James Franco es, en varios sentidos, una de las personalidades más intrigantes y seductoras del cine americano contemporáneo. No sólo ha encadenado, como actor, proyectos de lo más dispares (salta de lo comercial a lo minoritario con idéntica facilidad, a veces se diría que únicamente con la mente puesta en ese sustancioso cheque que le permita levantar proyectos propios poco atractivos para la industria), sino que se ha ido fraguando, desde hace aproximadamente una década, una atractiva y a contracorriente trayectoria como director. A diferencia de algunos actores de éxito de Hollywood que deciden, puntualmente, probar suerte en la dirección con algo asequible que no pueda írseles demasiado de las manos, Franco prefiere trabajar sin red de seguridad, ya sea llevando a la pantalla textos mayores de Steinbeck y Faulkner, firmando biopics poco comerciales sobre Bukowski o Hart Crane, o adentrándose en el terreno del documental para alimentar su innegable cinefilia (Interior.

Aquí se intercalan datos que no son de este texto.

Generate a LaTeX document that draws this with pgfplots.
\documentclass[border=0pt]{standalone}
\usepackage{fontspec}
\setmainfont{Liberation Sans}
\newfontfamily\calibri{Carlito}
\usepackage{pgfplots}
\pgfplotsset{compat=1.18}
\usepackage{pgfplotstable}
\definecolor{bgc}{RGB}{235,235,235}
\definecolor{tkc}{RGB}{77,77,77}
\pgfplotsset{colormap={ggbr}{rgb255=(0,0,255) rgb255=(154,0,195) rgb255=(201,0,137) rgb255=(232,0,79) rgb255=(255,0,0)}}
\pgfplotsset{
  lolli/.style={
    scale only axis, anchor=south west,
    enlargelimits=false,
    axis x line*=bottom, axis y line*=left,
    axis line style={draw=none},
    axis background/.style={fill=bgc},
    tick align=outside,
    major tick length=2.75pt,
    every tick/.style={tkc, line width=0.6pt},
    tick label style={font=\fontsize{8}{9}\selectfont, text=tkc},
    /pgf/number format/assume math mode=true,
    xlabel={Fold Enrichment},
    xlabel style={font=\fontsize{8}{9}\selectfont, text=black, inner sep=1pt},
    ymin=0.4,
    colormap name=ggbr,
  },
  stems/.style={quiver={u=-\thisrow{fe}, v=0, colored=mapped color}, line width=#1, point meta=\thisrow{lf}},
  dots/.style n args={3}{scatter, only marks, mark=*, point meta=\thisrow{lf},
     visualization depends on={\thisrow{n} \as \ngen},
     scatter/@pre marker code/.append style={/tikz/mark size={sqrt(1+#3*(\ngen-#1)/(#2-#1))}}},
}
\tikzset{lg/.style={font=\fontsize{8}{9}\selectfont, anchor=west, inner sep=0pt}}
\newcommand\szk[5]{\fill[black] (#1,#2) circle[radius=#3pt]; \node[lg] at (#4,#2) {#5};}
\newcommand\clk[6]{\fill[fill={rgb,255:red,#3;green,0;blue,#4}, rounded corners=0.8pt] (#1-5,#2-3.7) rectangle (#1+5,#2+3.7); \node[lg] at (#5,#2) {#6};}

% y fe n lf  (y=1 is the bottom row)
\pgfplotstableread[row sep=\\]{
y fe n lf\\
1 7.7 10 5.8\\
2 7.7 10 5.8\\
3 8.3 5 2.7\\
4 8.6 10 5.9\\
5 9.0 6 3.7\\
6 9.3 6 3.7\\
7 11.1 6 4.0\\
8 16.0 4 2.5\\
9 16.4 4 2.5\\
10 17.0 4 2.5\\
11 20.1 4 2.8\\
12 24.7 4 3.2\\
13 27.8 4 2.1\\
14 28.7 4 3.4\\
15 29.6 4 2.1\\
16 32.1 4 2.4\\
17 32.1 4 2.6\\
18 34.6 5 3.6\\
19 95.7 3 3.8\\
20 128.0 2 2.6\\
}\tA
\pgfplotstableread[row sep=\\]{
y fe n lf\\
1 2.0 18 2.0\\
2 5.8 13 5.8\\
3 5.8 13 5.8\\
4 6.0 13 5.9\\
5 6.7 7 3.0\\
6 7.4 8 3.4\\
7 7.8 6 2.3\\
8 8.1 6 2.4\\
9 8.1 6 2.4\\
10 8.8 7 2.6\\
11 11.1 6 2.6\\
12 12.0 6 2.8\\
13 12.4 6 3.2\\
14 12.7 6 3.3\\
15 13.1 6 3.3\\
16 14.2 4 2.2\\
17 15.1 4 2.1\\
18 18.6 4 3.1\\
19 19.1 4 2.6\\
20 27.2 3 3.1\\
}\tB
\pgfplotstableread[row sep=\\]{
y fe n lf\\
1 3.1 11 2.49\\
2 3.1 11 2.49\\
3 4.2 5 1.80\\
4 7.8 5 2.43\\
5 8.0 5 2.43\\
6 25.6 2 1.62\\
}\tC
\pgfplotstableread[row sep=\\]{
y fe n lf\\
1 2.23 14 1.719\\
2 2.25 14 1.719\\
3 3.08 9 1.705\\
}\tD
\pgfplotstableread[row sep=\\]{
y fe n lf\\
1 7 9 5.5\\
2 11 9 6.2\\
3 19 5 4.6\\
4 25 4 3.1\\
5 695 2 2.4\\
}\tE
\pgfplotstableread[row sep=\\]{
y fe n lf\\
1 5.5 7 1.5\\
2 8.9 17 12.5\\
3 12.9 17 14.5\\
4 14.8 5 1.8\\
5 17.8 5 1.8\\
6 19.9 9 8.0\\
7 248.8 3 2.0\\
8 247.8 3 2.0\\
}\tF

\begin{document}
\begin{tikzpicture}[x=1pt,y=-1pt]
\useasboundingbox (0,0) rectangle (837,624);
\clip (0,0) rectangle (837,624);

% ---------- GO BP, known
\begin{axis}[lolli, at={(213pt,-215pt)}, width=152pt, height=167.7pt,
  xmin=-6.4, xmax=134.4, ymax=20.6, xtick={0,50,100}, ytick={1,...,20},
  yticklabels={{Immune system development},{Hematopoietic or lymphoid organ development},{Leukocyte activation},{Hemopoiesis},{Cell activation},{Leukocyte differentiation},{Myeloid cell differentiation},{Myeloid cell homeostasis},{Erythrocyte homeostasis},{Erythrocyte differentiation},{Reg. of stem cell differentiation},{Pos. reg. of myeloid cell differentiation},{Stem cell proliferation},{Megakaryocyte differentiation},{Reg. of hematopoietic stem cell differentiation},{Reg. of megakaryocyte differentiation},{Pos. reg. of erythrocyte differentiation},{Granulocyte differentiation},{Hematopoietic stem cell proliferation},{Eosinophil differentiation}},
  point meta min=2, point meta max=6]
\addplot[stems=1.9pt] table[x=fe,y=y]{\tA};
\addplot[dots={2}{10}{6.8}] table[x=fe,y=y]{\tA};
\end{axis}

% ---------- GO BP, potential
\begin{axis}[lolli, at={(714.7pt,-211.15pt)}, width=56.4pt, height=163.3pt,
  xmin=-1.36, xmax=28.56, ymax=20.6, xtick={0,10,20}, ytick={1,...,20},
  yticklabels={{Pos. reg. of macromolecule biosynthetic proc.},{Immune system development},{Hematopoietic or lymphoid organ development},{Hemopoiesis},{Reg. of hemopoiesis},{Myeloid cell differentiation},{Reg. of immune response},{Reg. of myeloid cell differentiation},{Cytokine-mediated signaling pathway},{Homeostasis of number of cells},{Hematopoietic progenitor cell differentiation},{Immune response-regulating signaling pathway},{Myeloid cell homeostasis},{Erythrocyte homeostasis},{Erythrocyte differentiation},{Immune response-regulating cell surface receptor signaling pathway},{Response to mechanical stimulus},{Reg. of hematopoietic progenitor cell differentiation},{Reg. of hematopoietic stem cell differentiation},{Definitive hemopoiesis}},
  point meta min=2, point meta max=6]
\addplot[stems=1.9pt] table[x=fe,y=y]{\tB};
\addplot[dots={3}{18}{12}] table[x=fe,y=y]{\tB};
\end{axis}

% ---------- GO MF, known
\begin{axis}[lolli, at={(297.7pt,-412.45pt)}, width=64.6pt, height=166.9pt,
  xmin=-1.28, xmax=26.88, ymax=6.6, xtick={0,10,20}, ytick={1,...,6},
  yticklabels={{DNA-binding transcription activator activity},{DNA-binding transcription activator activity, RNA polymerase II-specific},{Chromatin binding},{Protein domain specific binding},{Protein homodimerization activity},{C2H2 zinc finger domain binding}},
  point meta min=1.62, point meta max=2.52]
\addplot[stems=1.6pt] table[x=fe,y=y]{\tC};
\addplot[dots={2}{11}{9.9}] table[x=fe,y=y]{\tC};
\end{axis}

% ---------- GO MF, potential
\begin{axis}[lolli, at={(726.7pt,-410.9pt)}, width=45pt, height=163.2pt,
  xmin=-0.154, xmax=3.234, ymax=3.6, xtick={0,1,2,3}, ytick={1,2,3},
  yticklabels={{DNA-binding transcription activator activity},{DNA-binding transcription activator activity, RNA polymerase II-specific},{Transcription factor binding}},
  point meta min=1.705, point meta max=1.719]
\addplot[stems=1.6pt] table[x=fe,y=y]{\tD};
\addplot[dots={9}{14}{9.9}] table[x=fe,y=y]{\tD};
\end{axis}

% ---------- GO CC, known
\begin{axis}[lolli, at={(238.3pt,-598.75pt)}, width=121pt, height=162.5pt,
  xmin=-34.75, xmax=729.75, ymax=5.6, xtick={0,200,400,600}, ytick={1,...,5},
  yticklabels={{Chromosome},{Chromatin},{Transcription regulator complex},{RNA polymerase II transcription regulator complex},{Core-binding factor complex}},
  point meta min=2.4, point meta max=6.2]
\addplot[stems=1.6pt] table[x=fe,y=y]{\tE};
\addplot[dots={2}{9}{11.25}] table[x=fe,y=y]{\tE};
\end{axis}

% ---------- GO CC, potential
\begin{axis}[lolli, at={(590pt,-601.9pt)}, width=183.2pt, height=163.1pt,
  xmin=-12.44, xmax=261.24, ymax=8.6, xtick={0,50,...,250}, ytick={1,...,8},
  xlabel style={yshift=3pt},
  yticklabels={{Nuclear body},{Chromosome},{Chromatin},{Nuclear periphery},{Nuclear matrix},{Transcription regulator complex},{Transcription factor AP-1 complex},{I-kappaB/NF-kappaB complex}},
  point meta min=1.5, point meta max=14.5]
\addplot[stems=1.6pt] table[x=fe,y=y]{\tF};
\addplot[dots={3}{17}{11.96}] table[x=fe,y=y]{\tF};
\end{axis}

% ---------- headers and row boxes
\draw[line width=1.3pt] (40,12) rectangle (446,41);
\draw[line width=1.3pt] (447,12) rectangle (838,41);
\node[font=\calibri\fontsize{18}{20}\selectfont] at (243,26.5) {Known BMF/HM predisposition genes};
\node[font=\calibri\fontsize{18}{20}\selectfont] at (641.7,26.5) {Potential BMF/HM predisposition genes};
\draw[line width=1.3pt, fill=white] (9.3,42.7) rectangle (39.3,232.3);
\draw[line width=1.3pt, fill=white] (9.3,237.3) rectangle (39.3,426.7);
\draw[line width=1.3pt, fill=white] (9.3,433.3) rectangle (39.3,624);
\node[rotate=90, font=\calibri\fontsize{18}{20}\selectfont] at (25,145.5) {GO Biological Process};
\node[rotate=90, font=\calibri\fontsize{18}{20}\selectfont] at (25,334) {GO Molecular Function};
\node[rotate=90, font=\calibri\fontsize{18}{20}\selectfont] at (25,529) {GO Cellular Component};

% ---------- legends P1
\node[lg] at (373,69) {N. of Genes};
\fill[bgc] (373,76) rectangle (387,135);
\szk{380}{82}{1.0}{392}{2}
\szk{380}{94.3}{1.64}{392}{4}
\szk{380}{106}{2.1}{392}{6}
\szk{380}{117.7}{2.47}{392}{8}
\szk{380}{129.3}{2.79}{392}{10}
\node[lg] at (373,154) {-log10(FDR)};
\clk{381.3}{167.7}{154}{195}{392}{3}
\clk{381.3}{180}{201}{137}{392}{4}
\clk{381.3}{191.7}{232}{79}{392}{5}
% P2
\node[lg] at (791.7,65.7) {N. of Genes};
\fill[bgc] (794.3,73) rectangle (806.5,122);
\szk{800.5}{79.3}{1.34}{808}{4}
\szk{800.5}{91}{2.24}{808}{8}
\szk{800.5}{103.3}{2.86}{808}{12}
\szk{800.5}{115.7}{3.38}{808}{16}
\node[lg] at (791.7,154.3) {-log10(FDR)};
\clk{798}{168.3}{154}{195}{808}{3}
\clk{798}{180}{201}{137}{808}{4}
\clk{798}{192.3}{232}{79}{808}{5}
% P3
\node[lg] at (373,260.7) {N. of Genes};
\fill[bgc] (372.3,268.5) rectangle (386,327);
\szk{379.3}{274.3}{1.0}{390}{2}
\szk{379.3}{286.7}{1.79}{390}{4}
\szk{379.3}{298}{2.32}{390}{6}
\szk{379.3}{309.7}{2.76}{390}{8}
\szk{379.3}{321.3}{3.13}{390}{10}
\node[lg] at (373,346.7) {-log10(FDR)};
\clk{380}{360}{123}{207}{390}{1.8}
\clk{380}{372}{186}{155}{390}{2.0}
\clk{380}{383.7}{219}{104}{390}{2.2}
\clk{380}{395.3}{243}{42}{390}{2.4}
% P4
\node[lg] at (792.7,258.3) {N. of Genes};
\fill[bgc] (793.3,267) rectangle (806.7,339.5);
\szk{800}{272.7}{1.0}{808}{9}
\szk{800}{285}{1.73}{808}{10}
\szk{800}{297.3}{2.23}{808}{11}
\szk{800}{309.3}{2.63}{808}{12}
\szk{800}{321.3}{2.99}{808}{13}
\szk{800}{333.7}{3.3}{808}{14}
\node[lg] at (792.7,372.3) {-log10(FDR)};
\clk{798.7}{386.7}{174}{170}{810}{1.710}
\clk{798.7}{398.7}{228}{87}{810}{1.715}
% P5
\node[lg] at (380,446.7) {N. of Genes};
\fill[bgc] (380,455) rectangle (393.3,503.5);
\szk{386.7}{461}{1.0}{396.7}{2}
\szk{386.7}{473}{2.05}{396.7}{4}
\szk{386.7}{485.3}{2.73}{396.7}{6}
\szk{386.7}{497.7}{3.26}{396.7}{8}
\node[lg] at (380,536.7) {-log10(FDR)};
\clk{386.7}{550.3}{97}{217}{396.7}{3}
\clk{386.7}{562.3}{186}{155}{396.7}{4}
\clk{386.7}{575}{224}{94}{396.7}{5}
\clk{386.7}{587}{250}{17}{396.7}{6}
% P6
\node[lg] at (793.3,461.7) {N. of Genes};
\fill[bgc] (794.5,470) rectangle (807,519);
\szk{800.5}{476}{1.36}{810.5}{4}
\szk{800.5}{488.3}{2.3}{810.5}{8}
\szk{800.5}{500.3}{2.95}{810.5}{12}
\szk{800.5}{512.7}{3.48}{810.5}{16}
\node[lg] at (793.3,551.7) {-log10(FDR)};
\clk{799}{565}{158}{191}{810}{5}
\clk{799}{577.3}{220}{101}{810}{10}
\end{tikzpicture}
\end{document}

Leather. Bar, My Own Private River). Podremos discutir si tiene o no talento para afrontar todas estas empresas, pero no su voraz hambre creadora ni lo singular de sus obsesiones, que ponen en evidencia no únicamente su amor por la literatura, sino, también, una voluntad muy firme por hacer exactamente lo que le da la real gana. Por ejemplo, una cinta sobre el rodaje de la que para muchos es la peor película de la historia, como ocurre con la celebrada The Disaster Artist.
Good Time Max, su tercer largometraje pero el primero en conseguir cierta repercusión crítica, parece en principio la típica película indie que uno esperaría de un joven actor que quiere dar el salto a la dirección, pero adquiere un interés adicional gracias a la carga emocional y personal que se adivina en todo aquello que nos cuenta. Así, la forma y el espíritu de esta ficción, por mucho que remitan al manoseado modelo de cine que suele exhibirse en Sundance, logran perfilar un interesante retrato de un genio asediado por el vacío y el peso de la monotonía de la vida cotidiana. Reflexión ácida y finalmente amarga sobre las sombras del éxito profesional y el hastío existencial que subyace en el publicitado y deseable sueño americano (trabajo, familia, vida ordenada), Franco parece poner mucho de sí mismo y de su pasado familiar en el inestable protagonista y en la turbulenta relación de amor-odio que mantiene con su hermano, ambos mentes destacadas cuya inteligencia, no obstante, no les permite salvaguardarlos del riesgo de esos paraísos artificiales en forma de drogas y fármacos a los que terminan sucumbiendo para hacer más soportable una realidad que debería ser tan dulce e idílica como nos han vendido toda nuestra vida, pero que se revela opresiva, difícil y paradójica como lo es siempre toda existencia.
Franco pone en imágenes todo esto con un estilo afilado y veloz, de montaje dinámico y abundante en primeros planos, cuyo ánimo decadente captura con luminosidad la fotografía de David Klein, director de foto habitual de Kevin Smith. La causticidad con la que describe ambientes y situaciones no está exenta de autenticidad, algo que repercute a veces cómicamente en la narración (el retrato de los compañeros de trabajo) y otras dramáticamente (la notable ausencia de sensiblería, pero no de emoción, que baña las relaciones del protagonista con sus padres y con su hermano). Su narrativa ágil, de apariencia formal descuidada pero ritmo percutiente e incisivo, se encuentra entre los mayores atractivos de una película que, sin embargo, quizás acabe quedándose algo corta en fondo y ambición. No obstante, la desazón que se va infiltrando progresivamente en el relato, así como la fragilidad que mueve a sus desnortadas criaturas y la cercanía de la interpretación de un James Franco que parece vivir ese papel, más que interpretarlo, consiguen hacer destacar esta pequeña y modesta producción de entre el grueso de películas de corte indie que suelen llegarnos habitualmente.